New non-dom clampdown to hit British expats
Non-domiciled individuals are being encouraged to 'de-envelope' residential property from corporate structures into simpler ones
Last week, the British Chancellor, George Osborne, delivered the first Conservative budget in 19 years. He announced three major changes for non-domiciled individuals or "non-doms" that will apply from April 2017.
- Non-doms resident in Britain for 15 of the past 20 tax years will be deemed to be domiciled in Britain for income tax, capital gains tax and inheritance tax (IHT) purposes.
- Individuals with a British domicile of origin who have left Britain and acquired a domicile of choice, for example in Hong Kong, will always be treated as domiciled in Britain if they return to Britain. It is proposed that this rule will apply even if they return to Britain before April 6, 2017. In addition, trusts that they have created while non-resident will not be treated favourably for tax purposes.
- The extension of IHT to residential property in Britain held indirectly by non domiciled individuals or by excluded property trusts.
A consultation paper will be issued after the summer break inviting comments on all of the above proposals. Of the three changes affecting non-doms the extension of IHT to British residential property held indirectly by non-doms was the greatest surprise.
One of the themes of the coalition government was to increase the tax paid by non-resident and non-dom owners of residential property. For instance, in 2011 the Annual Tax on Enveloped Dwellings (ATED) was announced, which introduced a charge for certain residential properties held by companies. The Conservative government now proposes to introduce a change to the inheritance tax rules so that any indirect owner of residential property in Britain is subject to IHT, regardless of how that property is owned.
For the purposes of these proposals, it does not matter whether the property is for personal use or is let out commercially. The charge will apply where British residential property is subject to the current ATED rules. The provisions will apply irrespective of whether the beneficial owners are resident or non-resident.

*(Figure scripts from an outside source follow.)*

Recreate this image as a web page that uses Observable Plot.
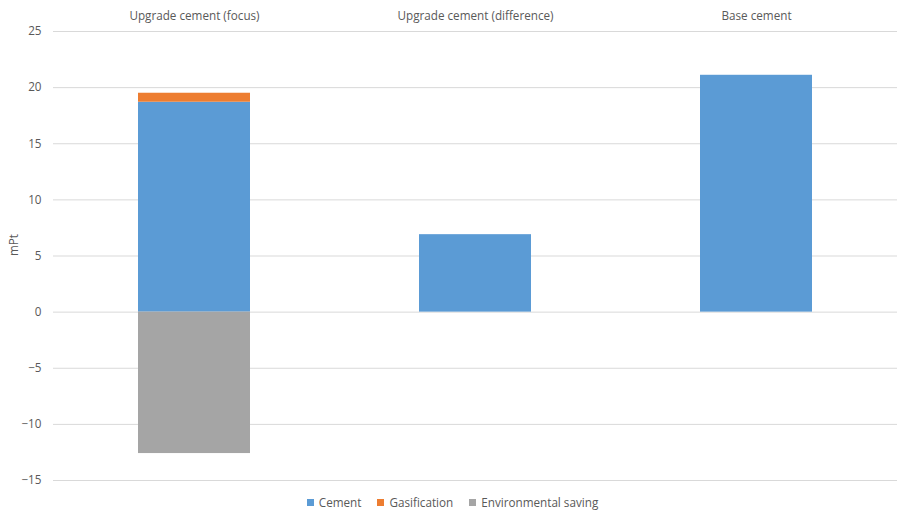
<!DOCTYPE html>
<html>
<head>
<meta charset="utf-8">
<script src="https://cdn.jsdelivr.net/npm/d3@7"></script>
<script src="https://cdn.jsdelivr.net/npm/@observablehq/plot@0.6"></script>
<style>
  html, body { margin: 0; padding: 0; background: #fff; }
  body { width: 897px; height: 512px; overflow: hidden; font-family: "Open Sans", sans-serif; }
  #legend { display: flex; justify-content: center; gap: 16px; font-size: 11.7px; color: #595959; margin-top: 2px; padding-left: 8px; }
  #legend .item { display: flex; align-items: center; gap: 5px; }
  #legend .sw { width: 7px; height: 7px; display: inline-block; }
</style>
</head>
<body>
<div id="chart"></div>
<div id="legend"></div>
<script>
// Scenario categories along the top axis
const categories = ["Upgrade cement (focus)", "Upgrade cement (difference)", "Base cement"];
// Contribution series, in stacking order
const series = ["Cement", "Gasification", "Environmental saving"];
const colors = ["#5B9BD5", "#ED7D31", "#A5A5A5"];
// Values in mPt per category
const cement = [18.7, 6.9, 21.1];
const gasification = [0.8, 0, 0];
const environmentalSaving = [-12.6, 0, 0];
const yTicks = [-15, -10, -5, 0, 5, 10, 15, 20, 25];

const seriesValues = [cement, gasification, environmentalSaving];
const rows = [];
series.forEach((s, si) => {
  categories.forEach((c, ci) => {
    const v = seriesValues[si][ci];
    if (v !== 0) rows.push({category: c, series: s, value: v});
  });
});

const chart = Plot.plot({
  width: 897,
  height: 492,
  marginTop: 31,
  marginBottom: 12,
  marginLeft: 53,
  marginRight: 0,
  style: {fontFamily: "'Open Sans', sans-serif", fontSize: "11.7px", color: "#595959", background: "#fff"},
  x: {domain: categories, paddingInner: 0.6, paddingOuter: 0.3, axis: "top", label: null, tickSize: 0, tickPadding: 12},
  y: {domain: [-15, 25], ticks: yTicks, label: null, tickSize: 0, tickPadding: 12},
  color: {domain: series, range: colors},
  marks: [
    Plot.gridY(yTicks, {stroke: "#d9d9d9", strokeOpacity: 1, strokeWidth: 1}),
    Plot.barY(rows, {x: "category", y: "value", fill: "series", order: series}),
    Plot.text(["mPt"], {frameAnchor: "left", dx: -39, rotate: -90, fontSize: 11.7, fill: "#595959"})
  ]
});
document.getElementById("chart").appendChild(chart);

// Legend below the plot
const legend = document.getElementById("legend");
series.forEach((s, i) => {
  const item = document.createElement("span");
  item.className = "item";
  const sw = document.createElement("span");
  sw.className = "sw";
  sw.style.background = colors[i];
  item.appendChild(sw);
  item.appendChild(document.createTextNode(s));
  legend.appendChild(item);
});
</script>
</body>
</html>
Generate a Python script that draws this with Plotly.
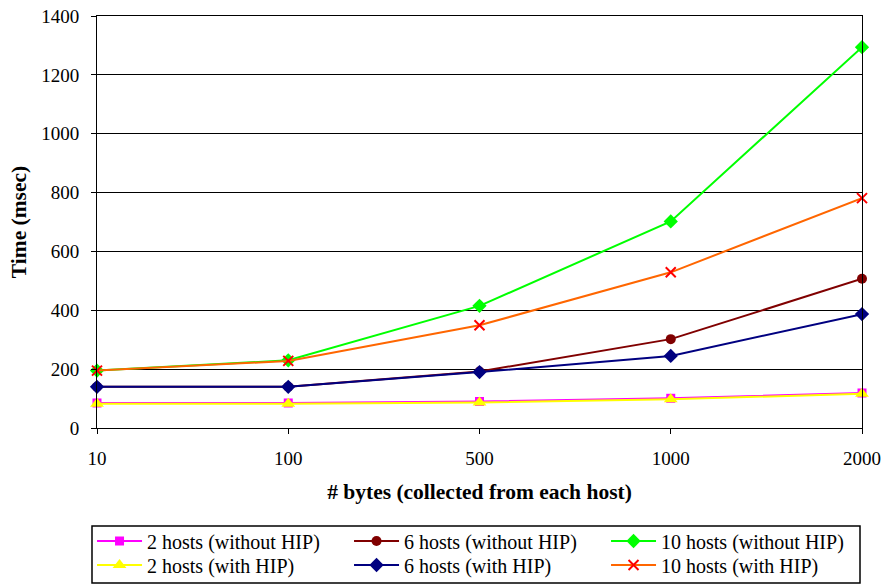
import plotly.graph_objects as go

# Payload size collected from each host (bytes)
byte_sizes = ["10", "100", "500", "1000", "2000"]

# Collection time in msec
hosts2_without_hip = [85, 85, 90, 101, 119]
hosts2_with_hip = [82, 82, 87, 98, 116]
hosts6_without_hip = [140, 140, 192, 302, 507]
hosts6_with_hip = [140, 140, 190, 245, 387]
hosts10_without_hip = [195, 230, 415, 702, 1294]
hosts10_with_hip = [195, 228, 349, 529, 781]

FONT = "'Liberation Serif', 'DejaVu Serif', serif"

series = [
    # name, values, line colour, marker symbol, marker colour, size, legend row, rank
    ("2 hosts (without HIP)", hosts2_without_hip, "#FF00FF", "square", "#FF00FF", 9, "legend", 1),
    ("2 hosts (with HIP)", hosts2_with_hip, "#FFFF00", "triangle-up", "#FFFF00", 12, "legend2", 1),
    ("6 hosts (without HIP)", hosts6_without_hip, "#800000", "circle", "#800000", 10, "legend", 2),
    ("6 hosts (with HIP)", hosts6_with_hip, "#000080", "diamond", "#000080", 11, "legend2", 2),
    ("10 hosts (without HIP)", hosts10_without_hip, "#00FF00", "diamond", "#00FF00", 11, "legend", 3),
    ("10 hosts (with HIP)", hosts10_with_hip, "#FF6600", "x-thin", "#FF0000", 10, "legend2", 3),
]

fig = go.Figure()
for name, vals, lc, sym, mc, size, leg, rank in series:
    marker = dict(symbol=sym, color=mc, size=size)
    if sym == "x-thin":
        marker["line"] = dict(color=mc, width=2)
    else:
        marker["line"] = dict(width=0)
    fig.add_trace(go.Scatter(
        x=byte_sizes, y=vals, name=name, mode="lines+markers",
        line=dict(color=lc, width=2), marker=marker,
        legend=leg, legendrank=rank, cliponaxis=False,
    ))

legend_row = dict(
    orientation="h", x=-0.0065, xanchor="left", yanchor="middle",
    entrywidth=197, itemwidth=45, borderwidth=0, bgcolor="rgba(0,0,0,0)",
    font=dict(family=FONT, size=20, color="black"),
)

fig.update_layout(
    width=882, height=584,
    margin=dict(l=97, r=20, t=16, b=156, autoexpand=False),
    paper_bgcolor="white", plot_bgcolor="white",
    font=dict(family=FONT, size=19, color="black"),
    showlegend=True,
    legend=dict(legend_row, y=-0.2743),
    legend2=dict(legend_row, y=-0.3325),
    xaxis=dict(
        type="category", range=[0, 4],
        showline=True, linecolor="black", linewidth=1, mirror=True,
        ticks="outside", ticklen=5, tickcolor="black", ticklabelstandoff=8,
        showgrid=False, zeroline=False,
        title=dict(text="<b># bytes (collected from each host)</b>", font=dict(size=21.5), standoff=16),
    ),
    yaxis=dict(
        range=[0, 1400], dtick=200,
        showline=True, linecolor="black", linewidth=1, mirror=True,
        ticks="outside", ticklen=5, tickcolor="black", ticklabelstandoff=8,
        showgrid=True, gridcolor="black", gridwidth=1, zeroline=False,
        title=dict(text="<b>Time (msec)</b>", font=dict(size=21.5), standoff=8),
    ),
    shapes=[dict(
        type="rect", xref="paper", yref="paper",
        x0=-0.00654, x1=0.99739, y0=-0.3762, y1=-0.2379,
        line=dict(color="black", width=1.5), fillcolor="rgba(0,0,0,0)",
    )],
)

fig.write_html("out.html")
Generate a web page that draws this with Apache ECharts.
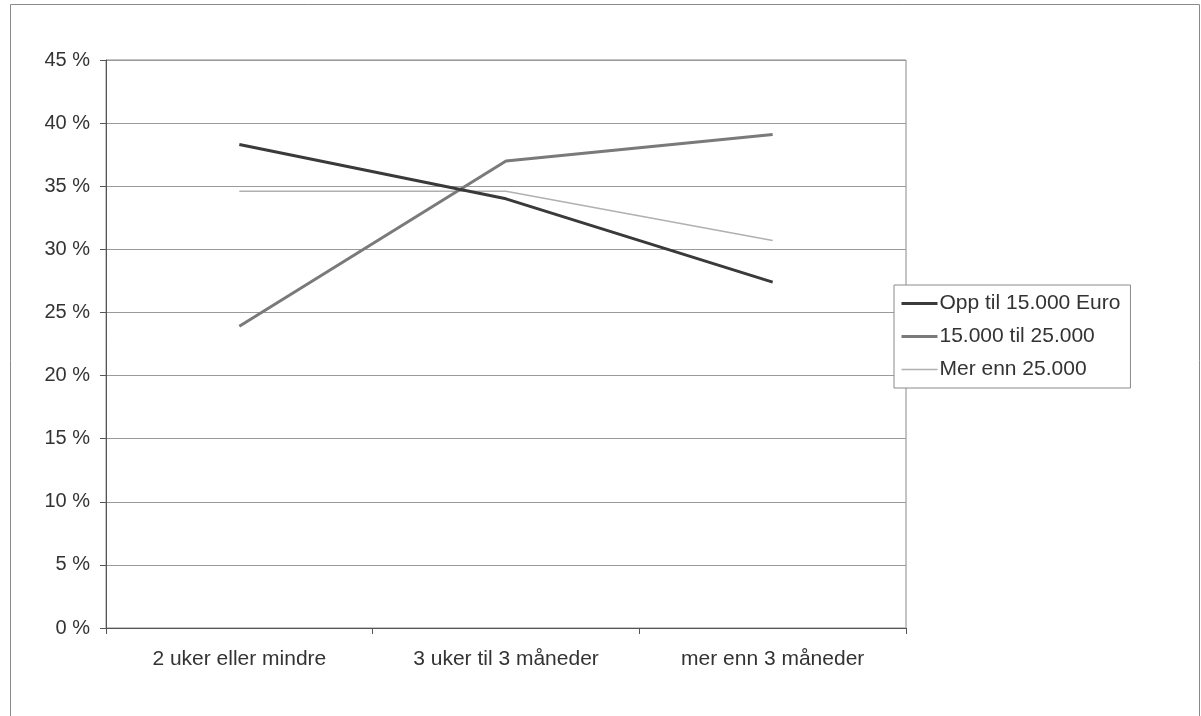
<!DOCTYPE html>
<html>
<head>
<meta charset="utf-8">
<script src="https://cdn.jsdelivr.net/npm/echarts@6/dist/echarts.min.js"></script>
<style>html,body{margin:0;padding:0;background:#fff}#c{width:1201px;height:716px}</style>
</head>
<body>
<div id="c"></div>
<script>
const categories = ['2 uker eller mindre', '3 uker til 3 måneder', 'mer enn 3 måneder'];
const seriesNames = ['Opp til 15.000 Euro', '15.000 til 25.000', 'Mer enn 25.000'];
const oppTil15000 = [38.3, 34.0, 27.4];
const fra15000til25000 = [23.9, 37.0, 39.1];
const merEnn25000 = [34.6, 34.6, 30.7];
const yTicks = [0, 5, 10, 15, 20, 25, 30, 35, 40, 45];

const font = 'Liberation Sans, Arial, sans-serif';
const chart = echarts.init(document.getElementById('c'), null, {renderer: 'canvas'});
chart.setOption({
  animation: false,
  backgroundColor: '#fff',
  textStyle: {fontFamily: font},
  graphic: [{
    type: 'rect', z: 0,
    shape: {x: 10.5, y: 4.5, width: 1189, height: 730},
    style: {fill: 'none', stroke: '#8a8a8a', lineWidth: 1}
  }],
  grid: {left: 106, top: 60, right: 295, bottom: 88, show: true, borderColor: '#8a8a8a', borderWidth: 1, backgroundColor: 'transparent'},
  xAxis: {
    type: 'category', data: categories, boundaryGap: true,
    axisLine: {lineStyle: {color: '#555', width: 1}},
    axisTick: {show: true, length: 6, lineStyle: {color: '#555'}},
    axisLabel: {color: '#333', fontSize: 21, fontFamily: font, margin: 21}
  },
  yAxis: {
    type: 'value', min: yTicks[0], max: yTicks[yTicks.length - 1], interval: 5,
    axisLine: {show: true, lineStyle: {color: '#555', width: 1}},
    axisTick: {show: true, length: 6, lineStyle: {color: '#555'}},
    axisLabel: {color: '#333', fontSize: 20, fontFamily: font, margin: 16, formatter: '{value} %'},
    splitLine: {show: true, lineStyle: {color: '#9a9a9a', width: 1}}
  },
  legend: {
    orient: 'vertical', left: 894, top: 285,
    data: seriesNames,
    backgroundColor: '#fff', borderColor: '#8a8a8a', borderWidth: 1,
    padding: [8, 10, 8, 6],
    itemWidth: 36, itemHeight: 20, itemGap: 12,
    itemStyle: {opacity: 0},
    lineStyle: {width: 'inherit'},
    textStyle: {color: '#333', fontSize: 21, fontFamily: font, padding: [0, 0, 0, -3]}
  },
  series: [
    {name: seriesNames[0], type: 'line', data: oppTil15000, symbol: 'none', lineStyle: {color: '#3a3a3a', width: 3}, itemStyle: {color: '#3a3a3a'}, z: 4},
    {name: seriesNames[1], type: 'line', data: fra15000til25000, symbol: 'none', lineStyle: {color: '#7a7a7a', width: 3}, itemStyle: {color: '#7a7a7a'}, z: 3},
    {name: seriesNames[2], type: 'line', data: merEnn25000, symbol: 'none', lineStyle: {color: '#b0b0b0', width: 1.5}, itemStyle: {color: '#b0b0b0'}, z: 2}
  ]
});
</script>
</body>
</html>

IHT will be imposed on the value of the residential property owned by an offshore company on the occasion of a chargeable event. Where the company is held by individuals a chargeable event will include: the death of the individual who owns the shares in the company; a gift of the shares in the company into trust and the death of the donor within seven years of having given the shares in the company to another individual.
In relation to discretionary trusts, IHT will be charged on the value of the residential property on 10 year anniversary dates and on exits, irrespective of whether the property is held through a non-British company or other non-British entity.
It is intended that the same reliefs and charges will apply as if the property was held directly by the shareholders of the company. So a deceased shareholder who owned the shares directly will have the benefit of spouse exemption. However, spouse exemption will not generally be available if the offshore company shares are held by a trust.
If the property is purely an investment and the shareholders are individuals, an offshore company may still be an attractive structure. Relief from ATED can be claimed, the rate of tax on rental income will still only be 20 per cent, any capital gain on a future sale will also be taxed at 20 per cent and if the shareholder is married a properly drafted will should ensure spouse exemption applies for IHT.
That said, it is clear that these changes are intended to encourage non-doms to "de-envelope" residential property from corporate structures and move into simpler more straightforward structures outside the scope of future ATED charges, ATED reporting or ATED-related capital gains tax. If the property is mortgaged or has increased in value since 2013 there may, however, be significant costs of "de-enveloping".
If a positive can be taken from this announcement, it is recognition that some owners of residential property may be trapped in inefficient structures due to the costs of restructuring. The government has promised to consult on these costs and it may be possible that a limited exemption or deferral may be introduced for "de-enveloping".